When we rationally start to see things, sometimes injustice appears to be less important than other issues. This reminded me of an issue in my life. When I started my job as a nurse, things went wrong, and now everybody sees me as if I know nothing. That was not true; I knew that, but I was treated badly. At that time, focusing on that was not a wise choice. So, I started looking for ways to do things right. 

At other times, injustice wails for justice. We find it difficult to calm this cry. This is the time when we have to control our emotions and think rationally. The injustice I encountered was massive. It shook me completely, and I just wanted to tell everyone that I was right. But this move would be in vain. So, I became quiet. I tried to analyse what was happening around me. Who are my friends and foes? The spiderweb of confusion and misunderstanding was vast. I could not find people who were in my favor. So, I knew this battle was not easy, and I had to fight it all alone. Hence, I became more observant and made moves that would be in my favour with good planning and calmness. When I started doing this, my opponents started saying, "I don't like people who do not share what they are thinking." I knew I was right, and I kept moving ahead despite their comments. 

C) Differentiates between what they control and what they cannot control.

Control is a very beautiful key to everything, yet it is not always useful. Sometimes controls work miracles, like when we have exams and we are put on control to not watch much TV. This move is rewarding. On the other hand, when our child is not listening, our control works negatively, widening the gap between the parent-child relationship. Here, more than Control, Care works. The same thing works in our emotional world too. Many emotions refuse to bow down to control. The more we control them, the more vigorous they become. So, knowing oneself is very important. This can only tell us what we can control and what we cannot control.

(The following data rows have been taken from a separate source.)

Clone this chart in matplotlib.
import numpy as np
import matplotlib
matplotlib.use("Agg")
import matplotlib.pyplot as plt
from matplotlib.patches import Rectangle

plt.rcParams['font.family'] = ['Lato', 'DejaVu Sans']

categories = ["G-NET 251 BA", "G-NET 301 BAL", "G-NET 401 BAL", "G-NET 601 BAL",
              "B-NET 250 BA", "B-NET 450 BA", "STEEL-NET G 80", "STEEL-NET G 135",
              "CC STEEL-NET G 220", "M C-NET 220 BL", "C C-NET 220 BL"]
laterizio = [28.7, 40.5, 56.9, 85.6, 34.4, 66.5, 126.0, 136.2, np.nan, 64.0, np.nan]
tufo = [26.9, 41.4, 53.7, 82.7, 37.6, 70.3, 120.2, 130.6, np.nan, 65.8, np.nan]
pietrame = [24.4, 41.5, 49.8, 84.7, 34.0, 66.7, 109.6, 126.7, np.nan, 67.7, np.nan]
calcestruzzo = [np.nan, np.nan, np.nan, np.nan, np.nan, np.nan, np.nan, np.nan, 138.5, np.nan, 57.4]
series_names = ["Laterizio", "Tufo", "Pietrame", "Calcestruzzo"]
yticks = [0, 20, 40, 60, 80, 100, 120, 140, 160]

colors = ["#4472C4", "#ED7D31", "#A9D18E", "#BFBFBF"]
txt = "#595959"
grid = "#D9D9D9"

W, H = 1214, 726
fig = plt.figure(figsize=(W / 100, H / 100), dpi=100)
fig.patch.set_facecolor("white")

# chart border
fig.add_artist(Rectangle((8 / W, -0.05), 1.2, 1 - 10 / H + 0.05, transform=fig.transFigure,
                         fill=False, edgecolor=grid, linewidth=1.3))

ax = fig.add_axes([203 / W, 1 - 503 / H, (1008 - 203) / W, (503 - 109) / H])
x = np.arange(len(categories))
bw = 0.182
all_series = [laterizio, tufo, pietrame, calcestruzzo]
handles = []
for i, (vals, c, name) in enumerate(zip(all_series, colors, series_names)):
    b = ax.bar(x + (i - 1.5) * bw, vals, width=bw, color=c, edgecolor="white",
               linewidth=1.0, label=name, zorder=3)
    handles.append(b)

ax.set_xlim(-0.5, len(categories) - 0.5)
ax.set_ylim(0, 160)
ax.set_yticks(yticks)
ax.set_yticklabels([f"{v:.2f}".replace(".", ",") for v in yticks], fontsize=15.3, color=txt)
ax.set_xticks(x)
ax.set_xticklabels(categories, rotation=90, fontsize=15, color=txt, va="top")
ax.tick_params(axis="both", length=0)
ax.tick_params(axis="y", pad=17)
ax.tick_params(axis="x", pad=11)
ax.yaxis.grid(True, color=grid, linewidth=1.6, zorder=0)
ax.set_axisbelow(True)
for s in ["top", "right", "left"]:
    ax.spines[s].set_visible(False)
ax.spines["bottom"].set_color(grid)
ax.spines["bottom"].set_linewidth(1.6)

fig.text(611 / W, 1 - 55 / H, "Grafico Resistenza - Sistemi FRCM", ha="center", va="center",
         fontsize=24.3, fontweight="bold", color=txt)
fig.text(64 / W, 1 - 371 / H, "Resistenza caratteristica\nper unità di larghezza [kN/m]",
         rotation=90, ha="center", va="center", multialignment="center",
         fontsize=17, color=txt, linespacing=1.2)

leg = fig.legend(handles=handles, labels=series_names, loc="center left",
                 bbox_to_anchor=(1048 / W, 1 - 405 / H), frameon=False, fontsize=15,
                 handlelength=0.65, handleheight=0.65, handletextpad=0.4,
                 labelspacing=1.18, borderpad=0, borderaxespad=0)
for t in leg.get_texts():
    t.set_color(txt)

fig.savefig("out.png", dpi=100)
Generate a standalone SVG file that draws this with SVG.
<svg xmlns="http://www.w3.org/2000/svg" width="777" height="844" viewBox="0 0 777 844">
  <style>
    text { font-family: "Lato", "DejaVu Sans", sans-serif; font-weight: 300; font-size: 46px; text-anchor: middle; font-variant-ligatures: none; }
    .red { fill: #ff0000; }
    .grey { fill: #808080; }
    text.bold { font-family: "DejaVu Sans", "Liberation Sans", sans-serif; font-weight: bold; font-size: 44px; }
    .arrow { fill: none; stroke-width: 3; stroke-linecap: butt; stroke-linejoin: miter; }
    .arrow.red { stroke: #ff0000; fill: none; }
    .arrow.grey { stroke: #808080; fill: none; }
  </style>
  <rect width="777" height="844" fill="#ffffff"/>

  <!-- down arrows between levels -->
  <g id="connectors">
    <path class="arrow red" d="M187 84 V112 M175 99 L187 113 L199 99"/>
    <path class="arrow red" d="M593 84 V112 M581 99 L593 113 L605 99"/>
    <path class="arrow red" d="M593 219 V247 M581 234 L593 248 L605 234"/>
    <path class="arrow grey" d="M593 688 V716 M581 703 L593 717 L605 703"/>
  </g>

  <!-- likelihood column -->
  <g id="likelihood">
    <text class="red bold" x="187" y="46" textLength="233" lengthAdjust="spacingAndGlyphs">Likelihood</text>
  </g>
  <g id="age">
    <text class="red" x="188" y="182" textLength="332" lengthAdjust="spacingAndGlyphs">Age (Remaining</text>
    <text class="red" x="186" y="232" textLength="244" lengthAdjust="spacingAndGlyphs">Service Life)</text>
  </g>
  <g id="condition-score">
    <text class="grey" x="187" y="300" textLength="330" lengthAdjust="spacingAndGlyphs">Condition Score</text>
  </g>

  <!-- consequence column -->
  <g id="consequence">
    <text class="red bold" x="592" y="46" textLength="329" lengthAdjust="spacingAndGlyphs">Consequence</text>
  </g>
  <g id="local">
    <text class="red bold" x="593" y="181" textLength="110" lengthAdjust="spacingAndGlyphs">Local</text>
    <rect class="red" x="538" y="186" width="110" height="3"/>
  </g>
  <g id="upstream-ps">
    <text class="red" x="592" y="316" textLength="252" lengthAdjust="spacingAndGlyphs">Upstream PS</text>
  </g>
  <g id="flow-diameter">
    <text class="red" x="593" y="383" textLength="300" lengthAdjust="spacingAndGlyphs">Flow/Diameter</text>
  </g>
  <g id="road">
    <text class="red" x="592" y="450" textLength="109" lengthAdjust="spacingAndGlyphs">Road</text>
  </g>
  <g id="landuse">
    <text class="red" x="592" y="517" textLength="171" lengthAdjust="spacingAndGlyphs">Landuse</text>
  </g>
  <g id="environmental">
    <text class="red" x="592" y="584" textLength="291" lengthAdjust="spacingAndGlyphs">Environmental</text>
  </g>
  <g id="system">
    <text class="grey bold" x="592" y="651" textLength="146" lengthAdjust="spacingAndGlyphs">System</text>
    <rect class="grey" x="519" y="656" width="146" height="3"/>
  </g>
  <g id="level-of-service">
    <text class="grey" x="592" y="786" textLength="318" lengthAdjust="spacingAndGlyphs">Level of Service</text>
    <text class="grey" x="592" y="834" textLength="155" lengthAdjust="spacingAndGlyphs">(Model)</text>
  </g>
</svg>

It is better to invest in things that we can control rather than beat our heads over uncontrollable things.

Many times we cannot control the injustice, like in my case. The thing that has happened has already harmed both of us. But if I am struck there only and don't move further, that is not good. We should keep moving. Though this thing made me disbalanced for a while, I regained my calmness and started to work sensibly. I did not question my injustice; rather, I invested in doing my work right. Over time, other team members saw my efforts and challenged those who treated me unjustly. That was a massive move, but it took me patient perseverance for three and a half years. 

Yes, injustice instills intolerable pain and hurt. We need to work on it immediately so that it does not turn into an indurating wound. We need to connect to our emotions and let them flow, but not under obsessive thoughts; rather, in a rational way, we execute our moves. We should also be willing to accept that we are humans and have limitations. Not everything we can control. So wisely, we should choose to work on things that we can change and have an impact on.